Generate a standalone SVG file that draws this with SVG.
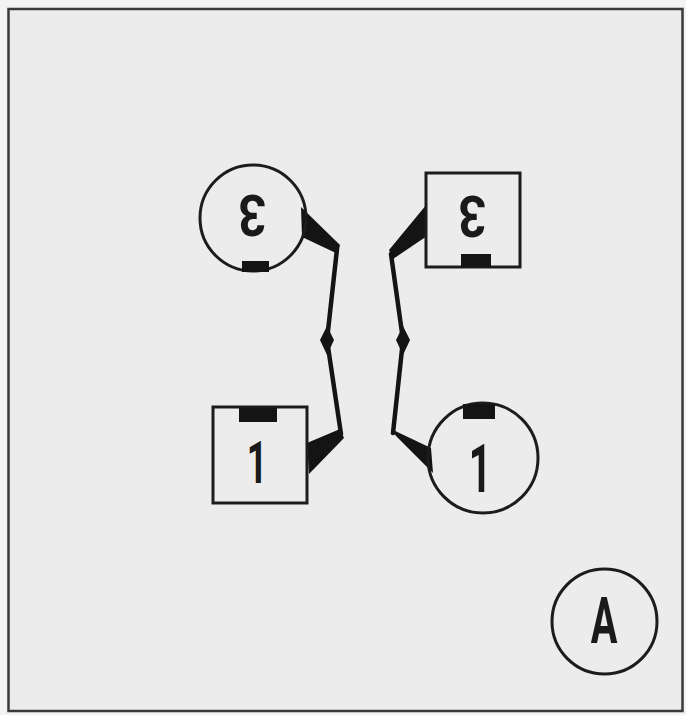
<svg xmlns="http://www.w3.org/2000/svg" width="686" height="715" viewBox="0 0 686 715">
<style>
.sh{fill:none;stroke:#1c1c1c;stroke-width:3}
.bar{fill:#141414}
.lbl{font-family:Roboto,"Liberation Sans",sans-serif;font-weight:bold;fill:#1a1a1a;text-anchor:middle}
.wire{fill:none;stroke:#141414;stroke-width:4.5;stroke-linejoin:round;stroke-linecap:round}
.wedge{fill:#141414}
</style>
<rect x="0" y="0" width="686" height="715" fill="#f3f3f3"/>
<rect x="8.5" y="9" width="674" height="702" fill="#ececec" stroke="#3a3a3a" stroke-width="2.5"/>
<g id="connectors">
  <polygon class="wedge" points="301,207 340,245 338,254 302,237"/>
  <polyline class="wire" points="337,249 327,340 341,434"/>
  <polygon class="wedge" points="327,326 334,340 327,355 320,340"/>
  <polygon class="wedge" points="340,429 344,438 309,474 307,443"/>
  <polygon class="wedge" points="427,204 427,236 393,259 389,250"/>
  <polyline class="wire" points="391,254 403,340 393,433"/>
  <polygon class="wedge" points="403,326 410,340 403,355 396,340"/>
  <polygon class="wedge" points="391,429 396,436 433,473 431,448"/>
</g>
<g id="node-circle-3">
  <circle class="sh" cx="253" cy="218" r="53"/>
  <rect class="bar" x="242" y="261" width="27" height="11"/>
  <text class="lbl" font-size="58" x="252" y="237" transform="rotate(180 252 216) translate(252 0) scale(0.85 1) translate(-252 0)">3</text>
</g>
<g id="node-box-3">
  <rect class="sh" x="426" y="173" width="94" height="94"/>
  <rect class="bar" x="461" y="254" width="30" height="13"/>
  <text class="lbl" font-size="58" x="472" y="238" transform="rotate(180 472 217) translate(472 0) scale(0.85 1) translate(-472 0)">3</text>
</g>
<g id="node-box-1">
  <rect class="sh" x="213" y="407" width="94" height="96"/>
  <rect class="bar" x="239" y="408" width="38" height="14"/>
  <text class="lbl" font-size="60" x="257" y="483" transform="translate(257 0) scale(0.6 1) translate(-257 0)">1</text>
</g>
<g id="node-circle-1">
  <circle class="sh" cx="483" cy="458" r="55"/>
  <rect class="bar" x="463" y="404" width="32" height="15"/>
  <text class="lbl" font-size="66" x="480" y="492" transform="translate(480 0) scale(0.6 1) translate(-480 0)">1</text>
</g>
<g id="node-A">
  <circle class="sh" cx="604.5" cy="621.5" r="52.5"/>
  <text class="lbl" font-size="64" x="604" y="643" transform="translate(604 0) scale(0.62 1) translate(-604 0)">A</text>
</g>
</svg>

☆ ☆ ☆ ☆ ☆ ☆ ☆

The problem: Retype the whole listing exactly and leave the pictures out.

Written answer:
Generate a standalone SVG file that draws this with SVG.
<svg xmlns="http://www.w3.org/2000/svg" width="686" height="715" viewBox="0 0 686 715">
<style>
.sh{fill:none;stroke:#1c1c1c;stroke-width:3}
.bar{fill:#141414}
.lbl{font-family:Roboto,"Liberation Sans",sans-serif;font-weight:bold;fill:#1a1a1a;text-anchor:middle}
.wire{fill:none;stroke:#141414;stroke-width:4.5;stroke-linejoin:round;stroke-linecap:round}
.wedge{fill:#141414}
</style>
<rect x="0" y="0" width="686" height="715" fill="#f3f3f3"/>
<rect x="8.5" y="9" width="674" height="702" fill="#ececec" stroke="#3a3a3a" stroke-width="2.5"/>
<g id="connectors">
  <polygon class="wedge" points="301,207 340,245 338,254 302,237"/>
  <polyline class="wire" points="337,249 327,340 341,434"/>
  <polygon class="wedge" points="327,326 334,340 327,355 320,340"/>
  <polygon class="wedge" points="340,429 344,438 309,474 307,443"/>
  <polygon class="wedge" points="427,204 427,236 393,259 389,250"/>
  <polyline class="wire" points="391,254 403,340 393,433"/>
  <polygon class="wedge" points="403,326 410,340 403,355 396,340"/>
  <polygon class="wedge" points="391,429 396,436 433,473 431,448"/>
</g>
<g id="node-circle-3">
  <circle class="sh" cx="253" cy="218" r="53"/>
  <rect class="bar" x="242" y="261" width="27" height="11"/>
  <text class="lbl" font-size="58" x="252" y="237" transform="rotate(180 252 216) translate(252 0) scale(0.85 1) translate(-252 0)">3</text>
</g>
<g id="node-box-3">
  <rect class="sh" x="426" y="173" width="94" height="94"/>
  <rect class="bar" x="461" y="254" width="30" height="13"/>
  <text class="lbl" font-size="58" x="472" y="238" transform="rotate(180 472 217) translate(472 0) scale(0.85 1) translate(-472 0)">3</text>
</g>
<g id="node-box-1">
  <rect class="sh" x="213" y="407" width="94" height="96"/>
  <rect class="bar" x="239" y="408" width="38" height="14"/>
  <text class="lbl" font-size="60" x="257" y="483" transform="translate(257 0) scale(0.6 1) translate(-257 0)">1</text>
</g>
<g id="node-circle-1">
  <circle class="sh" cx="483" cy="458" r="55"/>
  <rect class="bar" x="463" y="404" width="32" height="15"/>
  <text class="lbl" font-size="66" x="480" y="492" transform="translate(480 0) scale(0.6 1) translate(-480 0)">1</text>
</g>
<g id="node-A">
  <circle class="sh" cx="604.5" cy="621.5" r="52.5"/>
  <text class="lbl" font-size="64" x="604" y="643" transform="translate(604 0) scale(0.62 1) translate(-604 0)">A</text>
</g>
</svg>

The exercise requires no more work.